◆ **Stated problem**
Copy out the listing that follows, exactly, without its pictures.

--- start of Data shown ---

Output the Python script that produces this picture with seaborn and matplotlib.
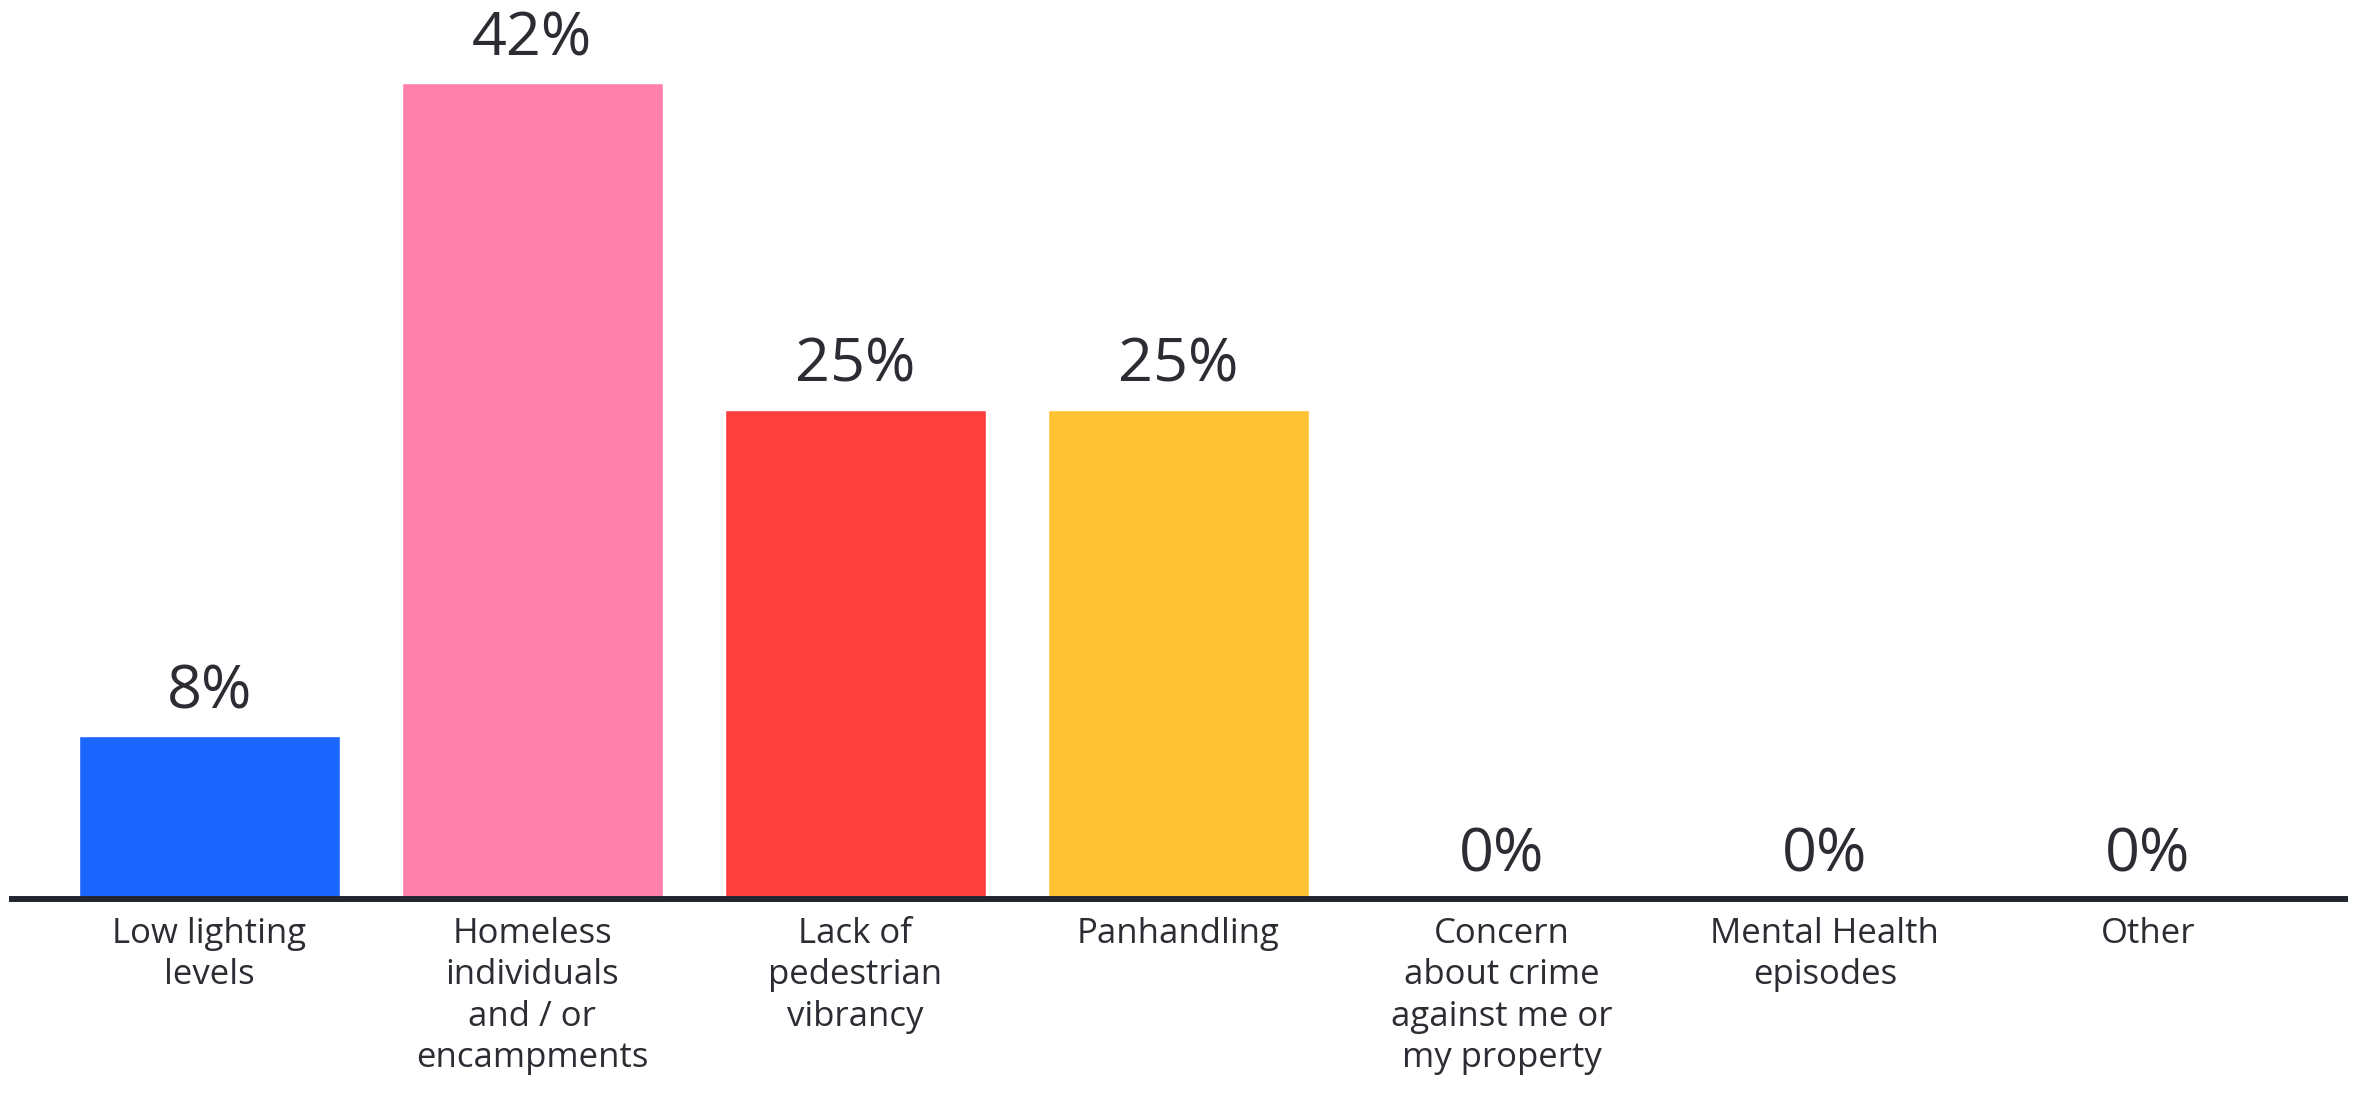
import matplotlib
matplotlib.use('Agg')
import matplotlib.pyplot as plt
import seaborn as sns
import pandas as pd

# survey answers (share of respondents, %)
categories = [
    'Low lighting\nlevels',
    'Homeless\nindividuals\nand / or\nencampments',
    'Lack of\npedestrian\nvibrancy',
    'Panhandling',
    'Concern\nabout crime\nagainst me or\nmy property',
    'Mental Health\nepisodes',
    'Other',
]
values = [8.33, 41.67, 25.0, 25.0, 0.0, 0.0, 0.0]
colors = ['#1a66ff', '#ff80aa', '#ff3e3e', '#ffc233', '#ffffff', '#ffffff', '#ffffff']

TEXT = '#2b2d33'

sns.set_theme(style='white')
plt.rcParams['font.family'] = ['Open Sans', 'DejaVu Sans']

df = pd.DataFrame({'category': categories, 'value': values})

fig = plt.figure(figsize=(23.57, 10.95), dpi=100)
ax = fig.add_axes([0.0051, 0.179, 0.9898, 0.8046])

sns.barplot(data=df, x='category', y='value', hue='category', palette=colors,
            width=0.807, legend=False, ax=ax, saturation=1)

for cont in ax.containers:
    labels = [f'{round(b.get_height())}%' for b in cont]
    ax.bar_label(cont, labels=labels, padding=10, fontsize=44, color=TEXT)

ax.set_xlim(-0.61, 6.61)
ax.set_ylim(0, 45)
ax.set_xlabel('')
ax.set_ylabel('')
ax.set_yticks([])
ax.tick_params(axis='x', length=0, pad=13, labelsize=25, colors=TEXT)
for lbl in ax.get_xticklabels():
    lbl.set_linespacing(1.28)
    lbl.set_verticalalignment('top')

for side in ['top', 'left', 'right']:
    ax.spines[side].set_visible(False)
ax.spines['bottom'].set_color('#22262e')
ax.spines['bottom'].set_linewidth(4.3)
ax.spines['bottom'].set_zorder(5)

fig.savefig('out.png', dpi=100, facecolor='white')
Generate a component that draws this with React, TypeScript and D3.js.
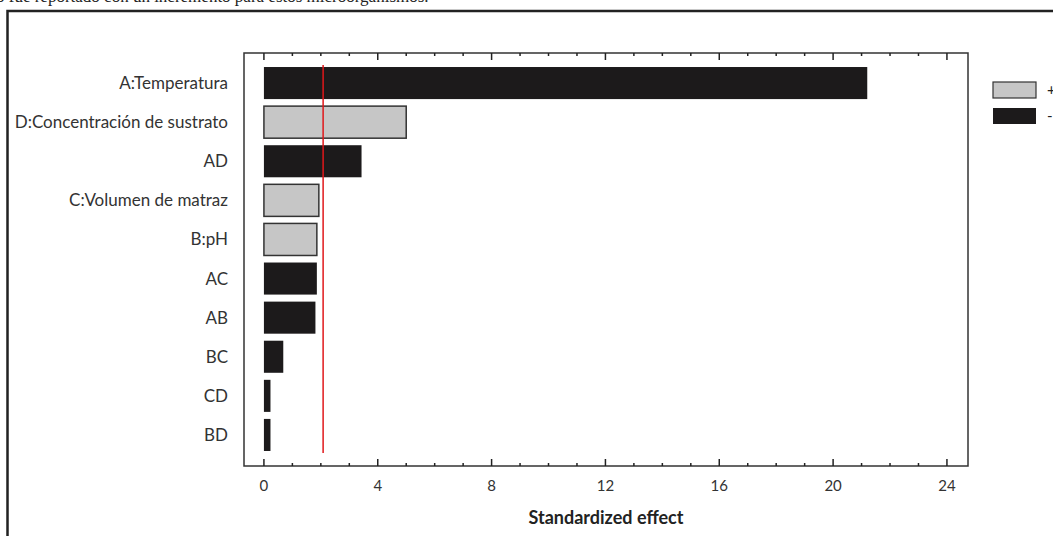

--- end of Data shown ---

◆ **Correct answer**
Output the Python script that produces this picture with seaborn and matplotlib.
import matplotlib
matplotlib.use('Agg')
import matplotlib.pyplot as plt
import seaborn as sns
import pandas as pd

# survey answers (share of respondents, %)
categories = [
    'Low lighting\nlevels',
    'Homeless\nindividuals\nand / or\nencampments',
    'Lack of\npedestrian\nvibrancy',
    'Panhandling',
    'Concern\nabout crime\nagainst me or\nmy property',
    'Mental Health\nepisodes',
    'Other',
]
values = [8.33, 41.67, 25.0, 25.0, 0.0, 0.0, 0.0]
colors = ['#1a66ff', '#ff80aa', '#ff3e3e', '#ffc233', '#ffffff', '#ffffff', '#ffffff']

TEXT = '#2b2d33'

sns.set_theme(style='white')
plt.rcParams['font.family'] = ['Open Sans', 'DejaVu Sans']

df = pd.DataFrame({'category': categories, 'value': values})

fig = plt.figure(figsize=(23.57, 10.95), dpi=100)
ax = fig.add_axes([0.0051, 0.179, 0.9898, 0.8046])

sns.barplot(data=df, x='category', y='value', hue='category', palette=colors,
            width=0.807, legend=False, ax=ax, saturation=1)

for cont in ax.containers:
    labels = [f'{round(b.get_height())}%' for b in cont]
    ax.bar_label(cont, labels=labels, padding=10, fontsize=44, color=TEXT)

ax.set_xlim(-0.61, 6.61)
ax.set_ylim(0, 45)
ax.set_xlabel('')
ax.set_ylabel('')
ax.set_yticks([])
ax.tick_params(axis='x', length=0, pad=13, labelsize=25, colors=TEXT)
for lbl in ax.get_xticklabels():
    lbl.set_linespacing(1.28)
    lbl.set_verticalalignment('top')

for side in ['top', 'left', 'right']:
    ax.spines[side].set_visible(False)
ax.spines['bottom'].set_color('#22262e')
ax.spines['bottom'].set_linewidth(4.3)
ax.spines['bottom'].set_zorder(5)

fig.savefig('out.png', dpi=100, facecolor='white')
Generate a component that draws this with React, TypeScript and D3.js.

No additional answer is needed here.